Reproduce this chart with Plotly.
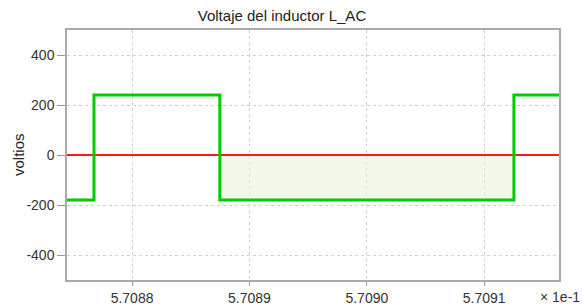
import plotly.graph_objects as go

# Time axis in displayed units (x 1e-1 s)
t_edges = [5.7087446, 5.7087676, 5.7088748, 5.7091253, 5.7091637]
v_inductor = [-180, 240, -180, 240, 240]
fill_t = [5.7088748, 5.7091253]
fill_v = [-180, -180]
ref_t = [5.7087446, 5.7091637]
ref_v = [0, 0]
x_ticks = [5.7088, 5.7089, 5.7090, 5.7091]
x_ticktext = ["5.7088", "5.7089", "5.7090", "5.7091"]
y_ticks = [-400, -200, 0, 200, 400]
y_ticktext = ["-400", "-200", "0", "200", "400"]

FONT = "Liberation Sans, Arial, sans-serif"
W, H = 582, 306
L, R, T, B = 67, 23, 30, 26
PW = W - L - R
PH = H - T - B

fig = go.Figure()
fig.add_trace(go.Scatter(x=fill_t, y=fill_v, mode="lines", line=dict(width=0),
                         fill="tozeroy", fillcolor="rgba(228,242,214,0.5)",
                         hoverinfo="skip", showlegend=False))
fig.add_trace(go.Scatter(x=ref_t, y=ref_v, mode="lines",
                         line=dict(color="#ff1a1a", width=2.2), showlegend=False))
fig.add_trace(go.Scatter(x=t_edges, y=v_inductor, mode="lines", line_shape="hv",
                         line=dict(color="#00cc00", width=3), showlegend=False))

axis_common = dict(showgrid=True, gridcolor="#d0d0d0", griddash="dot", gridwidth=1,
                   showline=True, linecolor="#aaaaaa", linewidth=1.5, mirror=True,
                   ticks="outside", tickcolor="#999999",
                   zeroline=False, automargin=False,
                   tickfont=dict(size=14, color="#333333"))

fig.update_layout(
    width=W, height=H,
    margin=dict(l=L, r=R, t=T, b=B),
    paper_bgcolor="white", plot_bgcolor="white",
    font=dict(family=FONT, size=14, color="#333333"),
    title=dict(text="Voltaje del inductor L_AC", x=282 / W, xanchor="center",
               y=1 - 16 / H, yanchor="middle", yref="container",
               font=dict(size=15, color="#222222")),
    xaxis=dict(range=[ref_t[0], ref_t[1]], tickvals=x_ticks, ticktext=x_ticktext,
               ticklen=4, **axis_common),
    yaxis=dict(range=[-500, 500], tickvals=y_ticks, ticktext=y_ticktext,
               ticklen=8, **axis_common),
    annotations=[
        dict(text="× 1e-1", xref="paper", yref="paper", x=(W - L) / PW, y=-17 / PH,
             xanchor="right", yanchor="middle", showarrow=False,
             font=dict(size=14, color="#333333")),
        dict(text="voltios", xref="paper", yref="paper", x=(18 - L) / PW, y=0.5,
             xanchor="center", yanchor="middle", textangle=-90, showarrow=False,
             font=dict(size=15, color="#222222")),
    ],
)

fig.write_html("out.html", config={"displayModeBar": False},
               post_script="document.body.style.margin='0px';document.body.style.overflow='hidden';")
══════
Return the full material word for word. Do not include the pictures.

Task solution:
Reproduce this chart with Plotly.
import plotly.graph_objects as go

# Time axis in displayed units (x 1e-1 s)
t_edges = [5.7087446, 5.7087676, 5.7088748, 5.7091253, 5.7091637]
v_inductor = [-180, 240, -180, 240, 240]
fill_t = [5.7088748, 5.7091253]
fill_v = [-180, -180]
ref_t = [5.7087446, 5.7091637]
ref_v = [0, 0]
x_ticks = [5.7088, 5.7089, 5.7090, 5.7091]
x_ticktext = ["5.7088", "5.7089", "5.7090", "5.7091"]
y_ticks = [-400, -200, 0, 200, 400]
y_ticktext = ["-400", "-200", "0", "200", "400"]

FONT = "Liberation Sans, Arial, sans-serif"
W, H = 582, 306
L, R, T, B = 67, 23, 30, 26
PW = W - L - R
PH = H - T - B

fig = go.Figure()
fig.add_trace(go.Scatter(x=fill_t, y=fill_v, mode="lines", line=dict(width=0),
                         fill="tozeroy", fillcolor="rgba(228,242,214,0.5)",
                         hoverinfo="skip", showlegend=False))
fig.add_trace(go.Scatter(x=ref_t, y=ref_v, mode="lines",
                         line=dict(color="#ff1a1a", width=2.2), showlegend=False))
fig.add_trace(go.Scatter(x=t_edges, y=v_inductor, mode="lines", line_shape="hv",
                         line=dict(color="#00cc00", width=3), showlegend=False))

axis_common = dict(showgrid=True, gridcolor="#d0d0d0", griddash="dot", gridwidth=1,
                   showline=True, linecolor="#aaaaaa", linewidth=1.5, mirror=True,
                   ticks="outside", tickcolor="#999999",
                   zeroline=False, automargin=False,
                   tickfont=dict(size=14, color="#333333"))

fig.update_layout(
    width=W, height=H,
    margin=dict(l=L, r=R, t=T, b=B),
    paper_bgcolor="white", plot_bgcolor="white",
    font=dict(family=FONT, size=14, color="#333333"),
    title=dict(text="Voltaje del inductor L_AC", x=282 / W, xanchor="center",
               y=1 - 16 / H, yanchor="middle", yref="container",
               font=dict(size=15, color="#222222")),
    xaxis=dict(range=[ref_t[0], ref_t[1]], tickvals=x_ticks, ticktext=x_ticktext,
               ticklen=4, **axis_common),
    yaxis=dict(range=[-500, 500], tickvals=y_ticks, ticktext=y_ticktext,
               ticklen=8, **axis_common),
    annotations=[
        dict(text="× 1e-1", xref="paper", yref="paper", x=(W - L) / PW, y=-17 / PH,
             xanchor="right", yanchor="middle", showarrow=False,
             font=dict(size=14, color="#333333")),
        dict(text="voltios", xref="paper", yref="paper", x=(18 - L) / PW, y=0.5,
             xanchor="center", yanchor="middle", textangle=-90, showarrow=False,
             font=dict(size=15, color="#222222")),
    ],
)

fig.write_html("out.html", config={"displayModeBar": False},
               post_script="document.body.style.margin='0px';document.body.style.overflow='hidden';")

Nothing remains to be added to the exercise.